Surely, Microsoft had an ace up its sleeve, right? At least it seemed that way when they first introduced the live video-conference application ‘Video Kinect.’ The possibilities that the marriage of video-chat technology with an advanced augmented-reality device implied were, probably, in the minds of many. Some of us were hoping to see those cute twins that demoed the application work in team to solve a puzzle by manipulating 3D objects on the same screen – or at least play checkers on some sort of translucent game-board. But, no, they watched the trailer for ‘Avatar: The Last Airbender’ – yeah, even the opportunity to reveal some incredible, new film was missed.

So, after a keynote conference that made its viewers feel in a state of perpetual déjà-vu; confirmed that Microsoft was just dying to scream ‘Wii can do it too!’ And, more disappointingly, failed to prove the hopes of many right, only one question remains: Is the dream over?

While the aftertaste of Microsoft’s presentation would most likely lead anyone to believe so, there are still some glimmers of that hope for innovation that was sparked at last year’s E3. Turn 10’s head-tracking demo for Forza 3 was definitely interesting.
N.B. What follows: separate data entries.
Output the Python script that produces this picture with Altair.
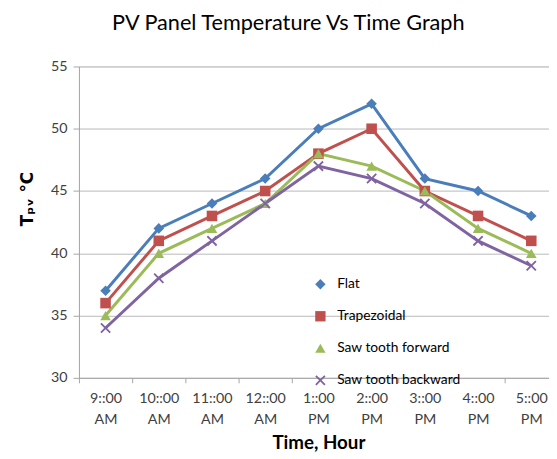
import altair as alt
import pandas as pd

times = ["9::00\nAM", "10::00\nAM", "11::00\nAM", "12::00\nAM", "1::00\nPM",
         "2::00\nPM", "3::00\nPM", "4::00\nPM", "5::00\nPM"]
series_names = ["Flat", "Trapezoidal", "Saw tooth forward", "Saw tooth backward"]
flat = [37, 42, 44, 46, 50, 52, 46, 45, 43]
trapezoidal = [36, 41, 43, 45, 48, 50, 45, 43, 41]
saw_forward = [35, 40, 42, 44, 48, 47, 45, 42, 40]
saw_backward = [34, 38, 41, 44, 47, 46, 44, 41, 39]
colors = ["#4A7EBB", "#C0504D", "#9BBB59", "#8064A2"]
x_shape = "M-1,-0.75L-0.75,-1L0,-0.25L0.75,-1L1,-0.75L0.25,0L1,0.75L0.75,1L0,0.25L-0.75,1L-1,0.75L-0.25,0Z"
shapes = ["diamond", "square", "triangle-up", x_shape]

rows = []
for name, vals in zip(series_names, [flat, trapezoidal, saw_forward, saw_backward]):
    for t, v in zip(times, vals):
        rows.append({"time": t, "series": name, "temp": v})
df = pd.DataFrame(rows)

FONT = "Lato"
W, H = 477, 316

x_enc = alt.X("time:N", sort=times, title="Time, Hour",
              scale=alt.Scale(type="band", paddingInner=0, paddingOuter=0, range=[0, 486]),
              bandPosition=0.5,
              axis=alt.Axis(labelAngle=0, labelExpr="split(datum.label, '\\n')",
                            tickBand="extent", grid=False, labelLineHeight=21,
                            labelFontSize=14.5, labelColor="#404040", labelFont=FONT,
                            labelPadding=9, tickSize=5, tickColor="#A6A6A6",
                            domainColor="#A6A6A6", titleFont=FONT, titleFontSize=19,
                            titleFontWeight="bold", titleColor="#000000", titlePadding=8))
y_enc = alt.Y("temp:Q", title="Tₚᵥ °C",
              scale=alt.Scale(domain=[30, 55], nice=False, zero=False),
              axis=alt.Axis(values=[30, 35, 40, 45, 50, 55], grid=True, gridColor="#B8B8B8",
                            labelFontSize=14.5, labelColor="#404040", labelFont=FONT,
                            tickSize=6, tickColor="#A6A6A6", domainColor="#A6A6A6",
                            labelPadding=6, titleFont="DejaVu Sans", titleFontSize=17,
                            titleFontWeight="bold", titleColor="#000000",
                            titleAngle=270, titleX=-52, titleY=134, titleAlign="center",
                            titleBaseline="middle"))

legend = alt.Legend(title=None, orient="none", legendX=238, legendY=214,
                    rowPadding=18.5, labelFont=FONT, labelFontSize=14, labelColor="#000000",
                    symbolSize=110, symbolStrokeWidth=0, labelOffset=10)

color_enc = alt.Color("series:N", sort=series_names,
                      scale=alt.Scale(domain=series_names, range=colors), legend=legend)
shape_enc = alt.Shape("series:N", sort=series_names,
                      scale=alt.Scale(domain=series_names, range=shapes), legend=legend)

base = alt.Chart(df)
lines = base.mark_line(strokeWidth=3).encode(
    x=x_enc, y=y_enc, color=color_enc, detail="series:N")
points = base.mark_point(filled=True, size=115, opacity=1).encode(
    x=x_enc, y=y_enc, color=color_enc, shape=shape_enc)

chart = alt.layer(lines, points).properties(
    width=W, height=H,
    autosize=alt.AutoSizeParams(type="none"),
    padding={"left": 72, "top": 56, "right": 0, "bottom": 78},
    title=alt.TitleParams("PV Panel Temperature Vs Time Graph", font=FONT, fontSize=22,
                          fontWeight="normal", color="#000000", anchor="middle",
                          dx=-26, offset=24),
).configure_view(stroke=None).configure(background="white")

chart.save("out.html", embed_options={"renderer": "svg", "actions": False})
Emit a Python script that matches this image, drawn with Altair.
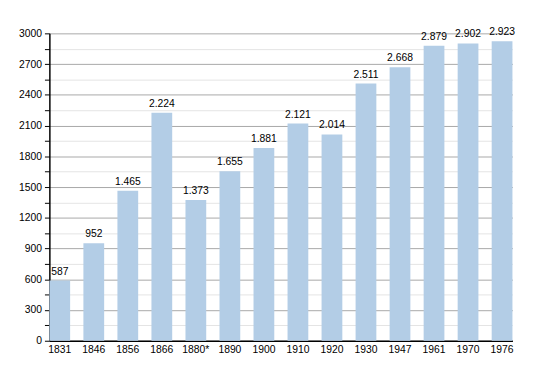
import altair as alt
import pandas as pd

years = ["1831", "1846", "1856", "1866", "1880*", "1890", "1900", "1910", "1920",
         "1930", "1947", "1961", "1970", "1976"]
population = [587, 952, 1465, 2224, 1373, 1655, 1881, 2121, 2014, 2511, 2668, 2879, 2902, 2923]
labels = ["587", "952", "1.465", "2.224", "1.373", "1.655", "1.881", "2.121", "2.014",
          "2.511", "2.668", "2.879", "2.902", "2.923"]
ytick_values = list(range(0, 3001, 150))

df = pd.DataFrame({"year": years, "pop": population, "label": labels})

FONT = "Liberation Sans"

x = alt.X("year:N", sort=years, title=None,
          scale=alt.Scale(paddingInner=0.39, paddingOuter=0),
          axis=alt.Axis(labelAngle=0, ticks=False, domainColor="black", labelColor="black",
                        labelFont=FONT, labelFontSize=10.5, labelPadding=4))
y = alt.Y("pop:Q", title=None, scale=alt.Scale(domain=[0, 3000], nice=False, zero=True),
          axis=alt.Axis(values=ytick_values, labelOverlap=False, tickCount=21,
                        labelExpr="datum.value % 300 === 0 ? datum.value : ''",
                        gridColor=alt.condition("datum.value % 300 === 0", alt.value("#a8a8a8"), alt.value("#e4e4e4")),
                        tickColor="black", domainColor="black", labelColor="black",
                        labelFont=FONT, labelFontSize=10.5, tickSize=5, labelPadding=3))

base = alt.Chart(df).encode(x=x, y=y)
bars = base.mark_bar(color="#b3cde6")
text = base.mark_text(dy=-9, font=FONT, fontSize=10.5, color="black").encode(text="label:N")

chart = alt.layer(bars, text).properties(
    width=470, height=312, autosize="none",
    padding={"left": 42, "top": 23, "right": 30, "bottom": 30},
).configure_view(stroke=None).configure_axis(domainWidth=1.5)

chart.save("out.html", embed_options={"renderer": "svg", "actions": False})
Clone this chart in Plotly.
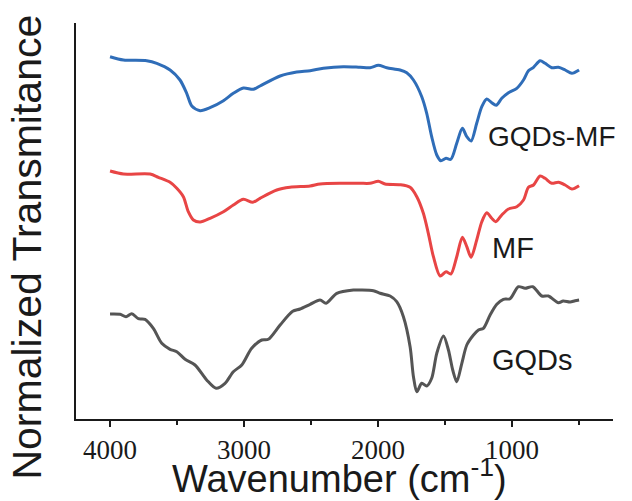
import plotly.graph_objects as go

# Wavenumbers (cm-1) and normalized transmittance (arbitrary offset units)
wn_gqdsmf = [4000, 3900, 3726, 3651, 3552, 3478, 3428, 3390, 3328, 3254, 3154, 3080, 3005, 2930, 2881,
             2731, 2607, 2507, 2408, 2259, 2134, 2060, 1998, 1935, 1836, 1786, 1736, 1674, 1637, 1600,
             1562, 1532, 1493, 1457, 1413, 1371, 1338, 1306, 1264, 1226, 1189, 1152, 1119, 1077, 1027,
             965, 915, 878, 840, 791, 754, 704, 654, 604, 554, 500]
t_gqdsmf = [362.3, 359, 358.3, 355.7, 349, 339, 325.7, 313, 308.3, 311.3, 318.3, 325.7, 331, 329.7, 333,
            343, 347, 348.3, 350.7, 352.3, 351.7, 351.3, 353.7, 351.3, 349, 346.3, 339, 322.3, 305.7, 282.3,
            264, 258.3, 260.7, 259.7, 275.7, 290.7, 282.3, 278, 295.7, 312.3, 320, 316.3, 313.7, 320.7, 326.3,
            330.7, 339, 348.3, 351.7, 358.3, 355.7, 351.3, 351.7, 349, 345.7, 349]

wn_mf = [4000, 3900, 3701, 3639, 3552, 3502, 3453, 3416, 3378, 3328, 3254, 3154, 3080, 3005, 2935, 2881,
         2756, 2657, 2507, 2433, 2259, 2134, 2060, 1998, 1948, 1836, 1761, 1711, 1662, 1625, 1587,
         1537, 1493, 1457, 1413, 1371, 1338, 1306, 1264, 1226, 1189, 1152, 1122, 1077, 1027,
         965, 915, 878, 840, 791, 754, 704, 654, 604, 554, 500]
t_mf = [248, 245, 245, 241.7, 236.7, 230.7, 222.3, 207.3, 199, 197, 200.7, 207.3, 214, 219.7, 216.7, 220.7,
        229, 231.7, 233, 235, 235.7, 235.7, 235.7, 237.7, 235, 234.3, 231.7, 222.3, 205.7, 185.7, 162.3,
        143, 147.3, 145, 162.3, 181.7, 172.3, 161.7, 179, 197.3, 206.3, 200.7, 197.3, 204, 210,
        212.3, 219, 231.7, 234, 243, 240.7, 235.7, 236.7, 234, 230, 233.3]

wn_gqds = [4000, 3925, 3881, 3838, 3789, 3739, 3677, 3614, 3552, 3502, 3440, 3366, 3279, 3209, 3142,
           3080, 3017, 2943, 2868, 2819, 2731, 2637, 2582, 2507, 2433, 2388, 2308, 2184, 2134, 2035,
           1985, 1910, 1861, 1811, 1761, 1736, 1711, 1674, 1637, 1600, 1562, 1512, 1475, 1443, 1413,
           1375, 1338, 1288, 1251, 1214, 1164, 1114, 1065, 1015, 953, 903, 846, 778, 729, 654, 619,
           567, 530, 500]
t_gqds = [105, 104.7, 102.3, 105.3, 100.3, 99.7, 90.7, 75.7, 69.7, 67.3, 59.7, 54, 39, 30.7, 35.7,
          47.3, 54, 70.7, 79, 79.7, 94, 107.7, 110, 114.7, 119, 115.7, 125.7, 129, 129, 128.3,
          125.7, 123, 117.3, 102.3, 72.3, 42.3, 27.3, 35.7, 33, 40.7, 65.7, 83, 69, 49, 37.3,
          55.7, 74, 84, 89, 90.7, 104, 114.7, 119.7, 120.3, 132.3, 130.7, 132.3, 123, 123, 116.3, 118,
          117, 118.3, 119]

series_names = ["GQDs-MF", "MF", "GQDs"]
series_colors = ["#2f6db8", "#e84545", "#555555"]
x_tickvals = [4000, 3000, 2000, 1000]
x_ticktext = ["4000", "3000", "2000", "1000"]
x_title = "Wavenumber (cm<sup>-1</sup>)"
y_title = "Normalized Transmitance"

FONT = "Liberation Sans"
INK = "#1a1a1a"

fig = go.Figure()
for name, wn, t, c in zip(series_names, [wn_gqdsmf, wn_mf, wn_gqds], [t_gqdsmf, t_mf, t_gqds], series_colors):
    fig.add_trace(go.Scatter(x=wn, y=t, mode="lines", name=name,
                             line=dict(color=c, width=3, shape="spline", smoothing=0.8),
                             showlegend=False))

# curve labels
label_pos = [(1192, 283), (1162, 171), (1162, 59)]
label_size = [28, 29, 29]
for name, (lx, ly), sz in zip(series_names, label_pos, label_size):
    fig.add_annotation(x=lx, y=ly, text=name, showarrow=False, xanchor="left", yanchor="middle",
                       font=dict(family=FONT, size=sz, color=INK))

# axis titles
fig.add_annotation(xref="paper", yref="paper", x=0.4898, y=-0.143, text=x_title, showarrow=False,
                   xanchor="center", yanchor="middle", font=dict(family=FONT, size=38, color=INK))
fig.add_annotation(xref="paper", yref="paper", x=-0.0912, y=0.433, text=y_title, showarrow=False,
                   textangle=-90, xanchor="center", yanchor="middle",
                   font=dict(family=FONT, size=41, color=INK))

fig.update_layout(
    width=632, height=501,
    margin=dict(l=76, r=19, t=23, b=82),
    paper_bgcolor="white", plot_bgcolor="white",
    font=dict(family=FONT, color=INK),
    xaxis=dict(range=[4254, 247], showline=True, linecolor=INK, linewidth=2,
               showgrid=False, zeroline=False,
               tickvals=x_tickvals, ticktext=x_ticktext,
               ticks="outside", ticklen=6, tickwidth=2, tickcolor=INK,
               tickfont=dict(family="Liberation Sans Narrow", size=27, color=INK),
               minor=dict(dtick=500, tick0=0, ticks="outside", ticklen=4, tickwidth=2, tickcolor=INK)),
    yaxis=dict(range=[0, 396], showline=True, linecolor=INK, linewidth=2,
               showgrid=False, zeroline=False, showticklabels=False, ticks=""),
)

fig.write_html("out.html")
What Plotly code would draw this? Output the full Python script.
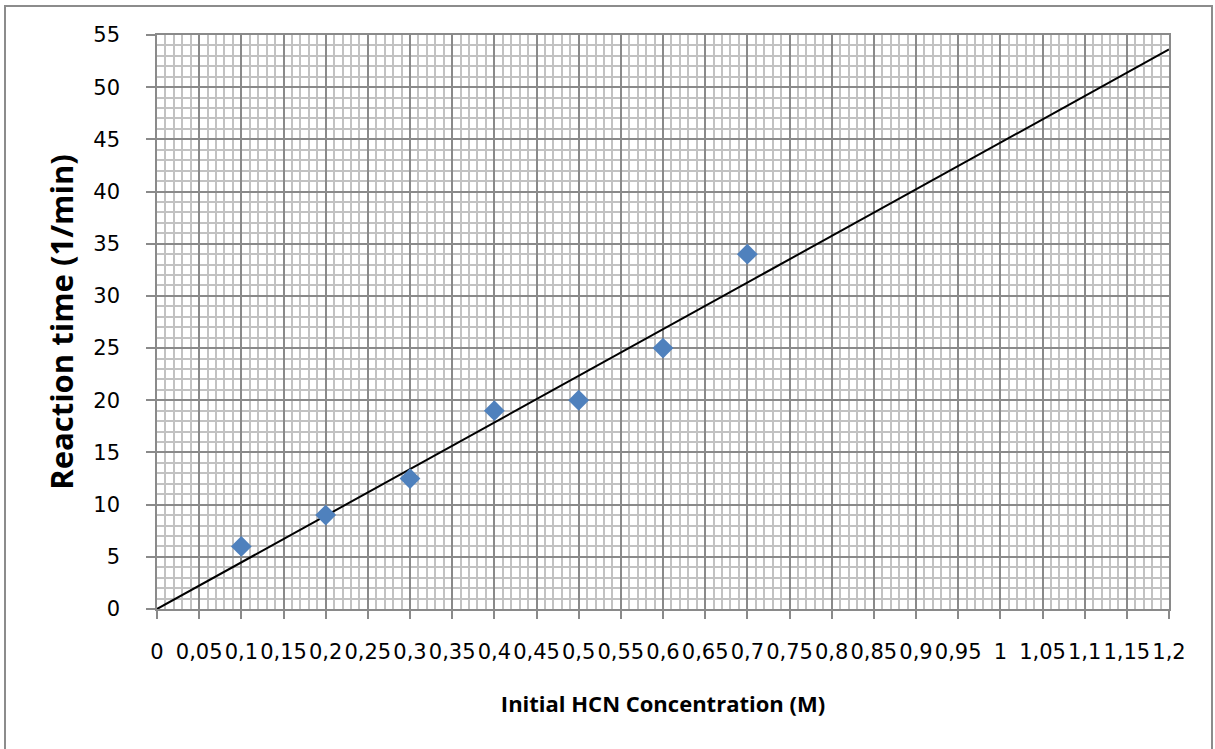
import numpy as np
import plotly.graph_objects as go

# measured points
hcn_conc = [0.1, 0.2, 0.3, 0.4, 0.5, 0.6, 0.7]
reaction_time = [6, 9, 12.5, 19, 20, 25, 34]

x_tickvals = [round(0.05 * i, 2) for i in range(25)]
x_ticktext = ["0", "0,05", "0,1", "0,15", "0,2", "0,25", "0,3", "0,35", "0,4", "0,45",
              "0,5", "0,55", "0,6", "0,65", "0,7", "0,75", "0,8", "0,85", "0,9", "0,95",
              "1", "1,05", "1,1", "1,15", "1,2"]

# linear trendline forced through the origin
x = np.array(hcn_conc)
y = np.array(reaction_time)
slope = (x * y).sum() / (x * x).sum()
trend_x = [0, 1.2]
trend_y = [0, slope * 1.2]

W, H = 1215, 749
L, R, T, B = 157, 46, 35, 140
pw, ph = W - L - R, H - T - B


def px_x(p):
    return (p - L) / pw


def px_y(p):
    return (H - B - p) / ph


fig = go.Figure()
fig.add_trace(go.Scatter(
    x=trend_x, y=trend_y, mode="lines",
    line=dict(color="black", width=2), hoverinfo="skip", showlegend=False,
))
fig.add_trace(go.Scatter(
    x=hcn_conc, y=reaction_time, mode="markers",
    marker=dict(symbol="diamond", size=16, color="#4F81BD", line=dict(width=0)),
    showlegend=False,
))

tick_font = "DejaVu Sans, sans-serif"
title_font = "Open Sans, sans-serif"
fig.update_layout(
    width=W, height=H,
    margin=dict(l=L, r=R, t=T, b=B),
    paper_bgcolor="white", plot_bgcolor="white",
    font=dict(family=tick_font, color="black"),
    shapes=[dict(
        type="rect", xref="paper", yref="paper",
        x0=px_x(5), x1=px_x(1212), y0=px_y(760), y1=px_y(6),
        line=dict(color="#8C8C8C", width=2), layer="below",
    )],
)
fig.update_xaxes(
    range=[0, 1.2], tickvals=x_tickvals, ticktext=x_ticktext,
    showgrid=True, gridcolor="#8A8A8A", gridwidth=1.6,
    minor=dict(dtick=0.01, tick0=0, showgrid=True, gridcolor="#C2C2C2", gridwidth=1.6),
    ticks="outside", ticklen=8, tickcolor="#8A8A8A", tickwidth=1.6,
    showline=True, linecolor="#8A8A8A", linewidth=1.6, mirror=True,
    zeroline=False, tickfont=dict(size=21), ticklabelstandoff=15,
    title=dict(text="<b>Initial HCN Concentration (M)</b>",
               font=dict(family=title_font, size=22), standoff=34),
)
fig.update_yaxes(
    range=[0, 55], dtick=5, tick0=0,
    showgrid=True, gridcolor="#8A8A8A", gridwidth=1.6,
    minor=dict(dtick=1, tick0=0, showgrid=True, gridcolor="#C2C2C2", gridwidth=1.6),
    ticks="outside", ticklen=9, tickcolor="#8A8A8A", tickwidth=1.6,
    showline=True, linecolor="#8A8A8A", linewidth=1.6, mirror=True,
    zeroline=False, tickfont=dict(size=21), ticklabelstandoff=22,
    title=dict(text="<b>Reaction time (1/min)</b>",
               font=dict(family=title_font, size=31), standoff=10),
)

# drop the page's default 8px body margin so the figure sits at the window origin
fig.write_html("out.html", config={"displayModeBar": False},
               post_script="document.body.style.margin='0';")
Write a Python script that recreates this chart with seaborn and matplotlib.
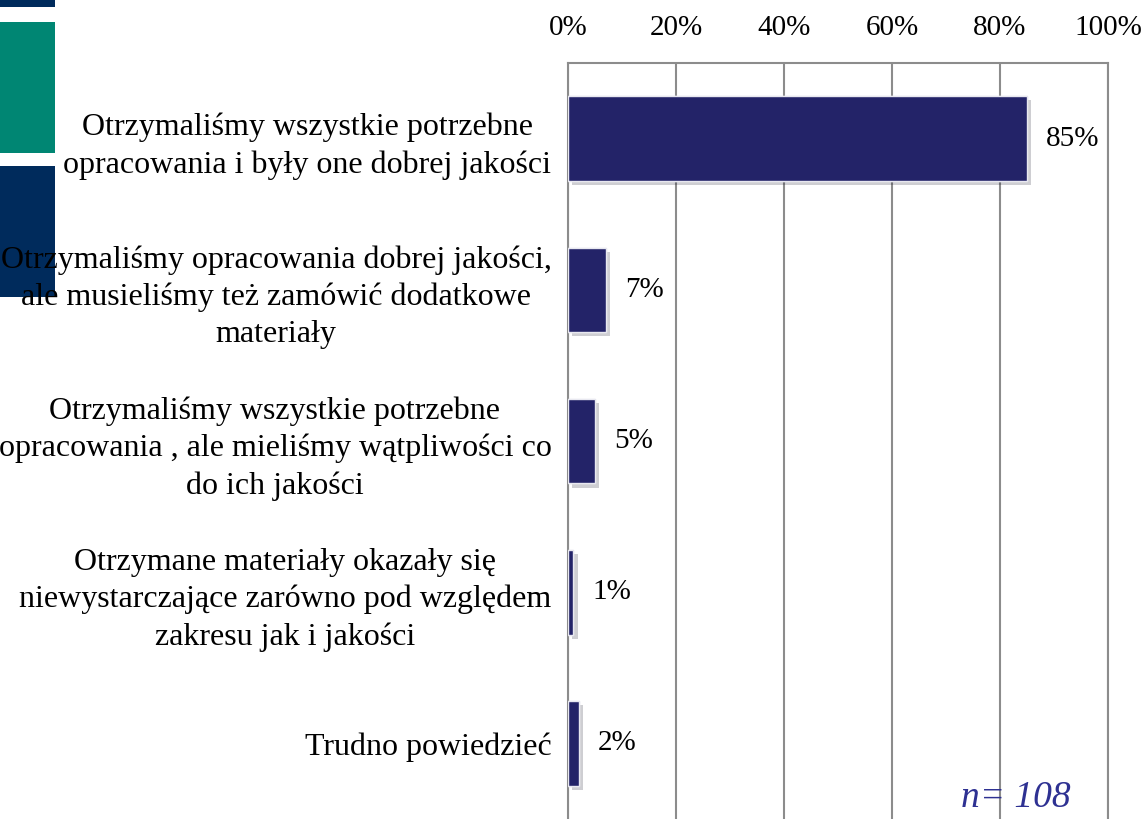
import seaborn as sns
import matplotlib.pyplot as plt
import matplotlib.patheffects as pe
from matplotlib.patches import Rectangle
import pandas as pd

categories = [
    'Otrzymaliśmy wszystkie potrzebne\nopracowania i były one dobrej jakości',
    'Otrzymaliśmy opracowania dobrej jakości,\nale musieliśmy też zamówić dodatkowe\nmateriały',
    'Otrzymaliśmy wszystkie potrzebne\nopracowania , ale mieliśmy wątpliwości co\ndo ich jakości',
    'Otrzymane materiały okazały się\nniewystarczające zarówno pod względem\nzakresu jak i jakości',
    'Trudno powiedzieć',
]
values = [85, 7, 5, 1, 2]
tick_vals = [0, 20, 40, 60, 80, 100]
n_label = 'n= 108'

sns.set_style('white')
plt.rcParams['font.family'] = ['Liberation Serif', 'DejaVu Serif']
plt.rcParams['text.color'] = 'black'
plt.rcParams['xtick.color'] = 'black'
plt.rcParams['ytick.color'] = 'black'

df = pd.DataFrame({'cat': categories, 'val': values})

fig = plt.figure(figsize=(11.43, 8.19), dpi=100)
ax = fig.add_axes([0.497, 0.0, 0.4724, 0.923])

# decorative blocks on the left edge
for (y0, h, c) in [(0.991, 0.02, '#002b5c'), (0.813, 0.16, '#008673'), (0.637, 0.16, '#002b5c')]:
    fig.add_artist(Rectangle((0, y0), 0.048, h, transform=fig.transFigure,
                             facecolor=c, edgecolor='none', zorder=-1))

sns.barplot(data=df, x='val', y='cat', color='#232368', width=0.56,
            saturation=1, ax=ax, zorder=3)
for p in ax.patches:
    p.set_edgecolor('#e8e8f0')
    p.set_linewidth(1)
    p.set_path_effects([pe.withSimplePatchShadow(offset=(3, -3), alpha=0.2), pe.Normal()])

for i, v in enumerate(values):
    ax.text(v + 3.5, i, f'{v}%', va='center', ha='left', fontsize=21, color='black')

ax.set_xlim(0, 100)
ax.set_ylim(4.5, -0.5)
ax.set_xticks(tick_vals)
ax.set_xticklabels([f'{t}%' for t in tick_vals], fontsize=21)
ax.xaxis.tick_top()
ax.tick_params(axis='x', length=0, pad=16, labelcolor='black')
ax.tick_params(axis='y', length=0, pad=12, labelcolor='black')
for lab in ax.get_yticklabels():
    lab.set_fontsize(23)
    lab.set_multialignment('center')
    lab.set_linespacing(1.35)
ax.set_xlabel('')
ax.set_ylabel('')
ax.xaxis.grid(True, color='#8c8c8c', linewidth=1.5)
ax.set_axisbelow(True)
for s in ['top', 'left', 'right']:
    ax.spines[s].set_visible(True)
    ax.spines[s].set_color('#8c8c8c')
    ax.spines[s].set_linewidth(1.5)
ax.spines['bottom'].set_visible(False)

ax.text(93, 4.36, n_label, ha='right', va='center', fontsize=27,
        style='italic', color='#2e3192')

plt.savefig('out.png', dpi=100)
So was Q Entertainment’s ‘Child of Eden’ presentation.

The technology is undoubtedly there, just waiting to be truly tapped. 3D effects through head-tracking can be achieved; so can the successful integration of motion-control and regular-control – just imagine using your head to peek out of cover instead of a button. And what about those video-chats enhanced by augmented reality? Of course!